Pros and Cons of Graduate Degree Programs
The most traditional course taken by most practicing teachers is the pursuit of a master’s or doctoral degree in an education-related field. Beyond the increased knowledge base that accompanies a graduate degree, these programs are broader in scope and expose candidates to areas that may be outside their present areas of interest and experience, which allows them to develop a deeper understanding of concepts they may not have considered otherwise.
From a purely financial standpoint, many school districts offer significant salary incentives for teachers that hold a master’s or doctoral degree. Beyond this, many districts also offer tuition reimbursement (at least in part) for graduate level courses as they are taken. Most school districts have a pro-rated schedule for tuition reimbursement related to the letter grade teachers earn in their course(s).
The idea that school districts in many cases are willing to pay for a portion of graduate coursework and compensate teachers more for completing a master’s or doctorate is a significant motivating factor, especially for those who are newer to the field and have earnings at the lower end of the salary schedule. Beyond the financial incentives, however, is the fact that earning a graduate degree assists teachers in becoming more effective in the classroom by expanding their content knowledge and pedagogical abilities.
Although it seems as though a master’s or doctoral program is the most logical choice for teachers to pursue, there are some drawbacks. One concern that some teachers have is the amount of time that it takes to complete a master’s program. This is especially true for individuals who have young families at home or those who do not wish to pursue additional education beyond the need to satisfy their continuing education requirements.
Additionally, given the credits required for a master’s degree (usually 30-36 credits), these programs cost more to the student initially even though many school districts offer reimbursement.
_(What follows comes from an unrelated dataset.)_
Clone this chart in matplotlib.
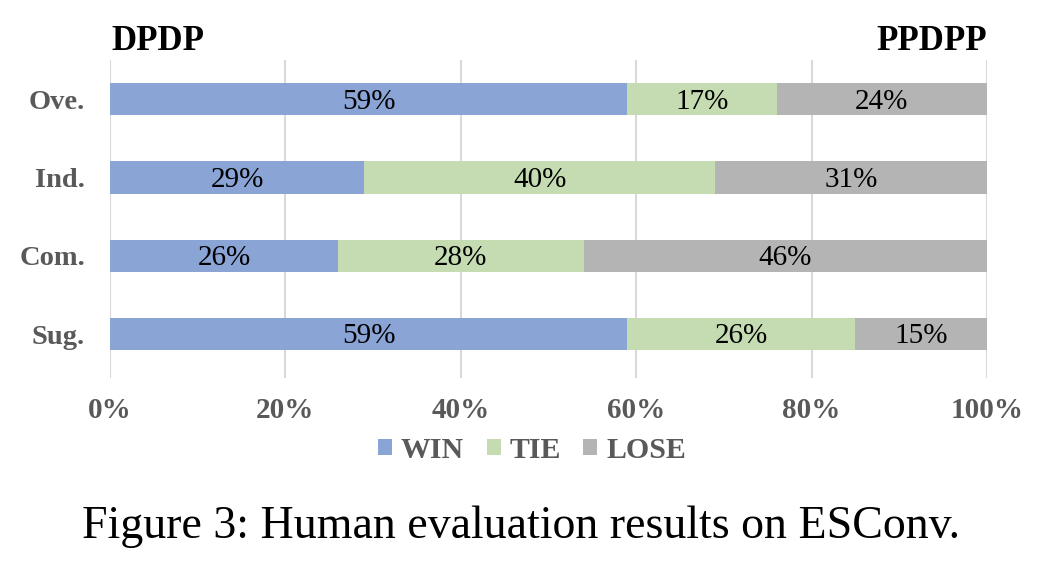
import matplotlib
matplotlib.use('Agg')
import numpy as np
import matplotlib.pyplot as plt
from matplotlib.patches import Patch

categories = ['Ove.', 'Ind.', 'Com.', 'Sug.']
win = [59, 29, 26, 59]
tie = [17, 40, 28, 26]
lose = [24, 31, 46, 15]
series_names = ['WIN', 'TIE', 'LOSE']
colors = ['#8AA4D6', '#C5DCB2', '#B4B4B4']
xticks = [0, 20, 40, 60, 80, 100]

plt.rcParams['font.family'] = ['Liberation Serif', 'DejaVu Serif']

fig = plt.figure(figsize=(10.42, 5.70), dpi=100)
ax = fig.add_axes([110 / 1042, 1 - 378 / 570, 877 / 1042, 318 / 570])

ypos = np.arange(len(categories))[::-1]
left = np.zeros(len(categories))
for name, vals, col in zip(series_names, [win, tie, lose], colors):
    vals = np.array(vals, dtype=float)
    ax.barh(ypos, vals, left=left, height=0.41, color=col, zorder=2)
    for y, l, v in zip(ypos, left, vals):
        ax.text(l + v / 2, y - 0.03, '{0}%'.format(int(v)), ha='center', va='center',
                fontsize=21, color='black', zorder=3)
    left += vals

ax.set_xlim(0, 100)
ax.set_ylim(-0.56, 3.5)
ax.set_xticks(xticks)
ax.set_xticklabels(['{0}%'.format(t) for t in xticks], fontsize=21,
                   fontweight='bold', color='#595959')
ax.set_yticks(ypos)
ax.set_yticklabels(categories, fontsize=20.5, fontweight='bold', color='#595959')
ax.tick_params(axis='both', length=0)
ax.tick_params(axis='x', pad=14)
ax.tick_params(axis='y', pad=18)
ax.grid(axis='x', color='#D9D9D9', linewidth=1.5, zorder=0)
for s in ax.spines.values():
    s.set_visible(False)

ax.text(0.002, 1.005, 'DPDP', transform=ax.transAxes, ha='left', va='bottom',
        fontsize=25, fontweight='bold')
ax.text(1, 1.005, 'PPDPP', transform=ax.transAxes, ha='right', va='bottom',
        fontsize=25, fontweight='bold')

handles = [Patch(facecolor=c, label=n) for n, c in zip(series_names, colors)]
fig.legend(handles=handles, loc='center', bbox_to_anchor=(532 / 1042, 1 - 450 / 570),
           ncol=3, frameon=False, handlelength=0.47, handleheight=0.47,
           handletextpad=0.3, columnspacing=0.75,
           prop={'size': 21.5, 'weight': 'bold'}, labelcolor='#595959')

fig.text(521 / 1042, 1 - 527 / 570, 'Figure 3: Human evaluation results on ESConv.',
         ha='center', va='center', fontsize=33)

plt.savefig('out.png', dpi=100)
Some master’s degree programs also require candidates to compose a master’s thesis, which is a significant written document that is undesirable for some individuals. It is important to note, however, that a number of master’s programs, especially the master of education (M.Ed.) do not require a thesis.
Pros and Cons of Graduate Certificate Programs
Graduate certificate programs differ from graduate degree programs in a variety of ways. Graduate certificate programs require fewer credit hours for completion, ranging anywhere from 6 to 18 credits depending upon the nature of the program. Certificate programs offer practicing teachers effective ways to gain useful skills within specialized concentration areas.
Several examples of graduate certificate programs include: instructional technology, online instruction, literacy instruction, and instructional coaching. Thus, graduate certificate programs offer teachers an expedient way to gain expertise within a particular area without the time commitment required by a master’s or doctoral program. Another benefit of graduate certificate programs is that, depending upon the institution at which they are earned, the credits can be applied to a master’s program at a later time.
One of the drawbacks of graduate certificate programs is that they do not provide the opportunity for exploration of other relevant areas of study offered by master’s and doctoral programs. Additionally, the salary incentive for graduate certifications is not as readily available as it is for graduate degree completion. Some school districts may offer a smaller incentive for a bachelor’s degree plus 18 credits; however, this is somewhat rare, so those interested in pursuing a graduate certificate should do so as a result of their interest within a particular area of study and to assist them in fulfilling their continuing education requirements.
Which is Right for Me?
Selecting the type of graduate program that is best for you can be a challenging process. Ultimately, the decision is solely yours, and you should make it based upon your specific interests, needs, and career goals.
For example, if in the short-term you plan to continue within your present role and would like to expand your knowledge within a specific area of instruction, then a graduate certificate program certainly would meet your needs while providing you with the option of applying your accumulated credits to a master’s degree program in the future. If your long-term goal is also to remain in your current role, then both you and your students will benefit from your acquired knowledge for years to come.
If your short-term goal consists of remaining in your current role but you desire greater financial compensation, then a master’s degree program is the most expedient option to consider. Additionally, if you have long-term aspirations of becoming a school administrator or potentially teaching at the collegiate level, a master’s or doctoral degree is without question the option you should pursue.
Further, you should gather information surrounding your school district’s offerings for tuition reimbursement and ensure that you take advantage of the resources available. Higher education can be expensive, so determining the most financially sensible approach to advancing your education is an important step in the decision-making process.
An important fact to remember is that there truly is no wrong decision to be made. If you find yourself at a point in life at which a graduate degree program requires more time than you have, or desire, to commit to continuing education, you always can accumulate credits through a graduate certificate program and then apply them to a graduate program at a later time in which your life circumstances are more conducive to such a pursuit. Either way, teachers should increase their knowledge bases through graduate studies for the combined benefit of themselves and their students.